Must make perfect sense to somebody...

Microsoft's temporary closure of Neowin Neowin over a Windows XP Peer to Peer SDK leak has taken on an Alice in Wonderland quality. First, the hole the Microsoft take-down notice was intended to plug is still, as far as we can see, open, and second, one Andrew G Tereschenko has been emailing the world's press claiming responsibility.

People do tip off software companies over the posting warez software, NDA breaches and the like, but telling the world afterwards is a new one on us. First though, the hole itself.

The Register was contacted on Friday by someone claiming to be responsible for the publication on Neowin of the item Microsoft didn't like. He says he found the information via Google, and that he was "a little surprised that MSDN posted the Beta ID to use." Indeed, and who wouldn't be? He passed us a link and the guest ID he'd found on MSDN, and the only other thing we needed to download happily was a Microsoft Passport.

In an uncharacteristic reputable attack The Register used a real one that Microsoft could easily track back to us if it wanted to. But we didn't want the code anyway, we've now deleted it, we were just proving the technology, right? We downloaded using the compromised ID on Friday evening, and we did it again today prior to posting this story. Microsoft has taken out a whole web site (which it now protests it didn't intend to do), yet has apparently done nothing else to stop the code leak that prompted its action.

It all kind of suggests that Microsoft still has quite a lot to learn about joined up security. We'd threaten to post details if Redmond hadn't sorted itself out by, say, tomorrow night, but what's the point? As far as we can make out, if you want to know how to get the code it shouldn't turn out to be wildly difficult. So go check IRC or something, we're not telling you. And don't email. We mean that.

Email brings us on to Andrew. Mr Tereschenko, of TAG Software Research Lab in Odessa, has now sent The Register four emails claiming credit for downing Neowin, and explaining why he thinks he was right to do so. The first email includes a log of IRC exchanges between him ('Lonely') and Neobond of Neowin. From this it appears Tereschenko has a beef against Neowin over what he claims was some form of breach of NDA. He alludes to breaches "on windowsbeta.microsoft.com and betaplace.com All of them was reported to Microsoft and fixed.. You can contact Microsoft for details." This is clearly a threat, and some days later on 7th March he says:

Lonely 07.03.20 21:01 Hi Here, You still owe me a 10 USD for a bet I've proposed
Lonely 07.03.20 21:02 Your site was closed becouse of my activity I've initiated
Lonely 07.03.20 22:58 Hi
Lonely 07.03.20 23:22 It was out of my plans that Microsoft will kill your site entirely :o(

This, and a further email sent on Friday, is headed "NDA violations by neowin.net". The second consists of an automated thank you from piracy@microsoft.com, plus the text of Tereschenko's email to the unit. This says:

"There is a wellknown website in Internet a neowin.net. It provide an information about latest technology, but also it reveal a NDA protected information related to Microsoft Beta programs as well it provide an illegal downloads of Microsoft beta files.
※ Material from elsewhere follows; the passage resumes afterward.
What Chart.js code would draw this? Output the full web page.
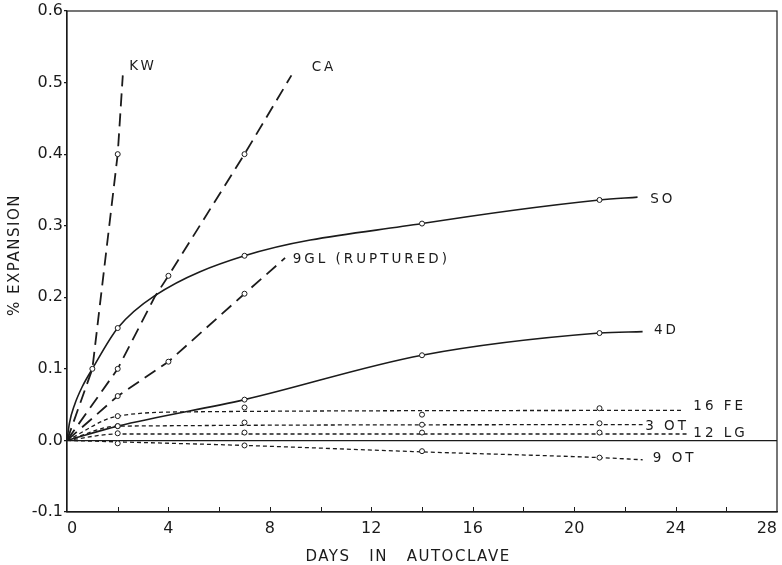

"I would like beta administrative staff check if there is any beta accounts opened to an owners of this site (by name,email or address) and determine if they have a NDA signed/violated.

"In case if such a accounts exists I would Microsoft consider it's termination."

Helpfully, he includes whois information for neowin.net and suggests confiscation of email addresses plus legal action against the site's owners. Email number three was the text of a proposed article explaining the story from his point of view, and a suggestion that we and a couple of other familiar names in the press run it. We do not at this juncture propose to share it with you, but we feel he may well post it at his site, where he's publishing documentation on his side of the case.

The gist, however, would appear to be that he contends that information published by Neowin in an earlier article, "Microsoft Windows Server 2003 for Workstations", must have come from an NDA breach and that it is this that he was complaining about, not P2P. Which leaves one wondering if it's possible that Microsoft didn't notice this leak at all, and it just got caught as collateral damage of the 'cease and desist.'

So Neowin could put it back? No, don't go there... It does seem pretty clear that it was P2P that riled Microsoft.

In our view the above is quite enough of Andrew, possibly too much. Go to his site if you want more. We don't propose to express an opinion on his actions, his take on NDAs (well, apart from observing that we think it's an impressively all-embracing one), or the legality or otherwise of what Neowin publishes. None of this, in our view, is the point.

Neowin at least to some extent, seems to operate on the basis of 'tell us to take it down and we will.' Microsoft is well aware that the Internet is dripping with code leaks, breaches of confidence, NDA violations, and it clearly can't get them all. In point of fact, as much of the software industry seems hell-bent on making more or less everything illegal, you can see how they might not really know where to start.

So you can think of some kind of tacit accommodation existing between companies like Microsoft and sites like Neowin, where both sides view matters on a case-by-case basis, Neowin tests the limits, sometimes gets threatened, backs a way a little. Kind of works, in a world we're all still only starting to get to grips with.

This time however it didn't happen like that. Microsoft may or may not have checked out Neowin in response to Tereschenko's badgering, but it found P2P, not Server 2003. Rather than sending a take-down to Neowin it went for an upstream ISP, and someone seems to have pulled the plugs on the entire site.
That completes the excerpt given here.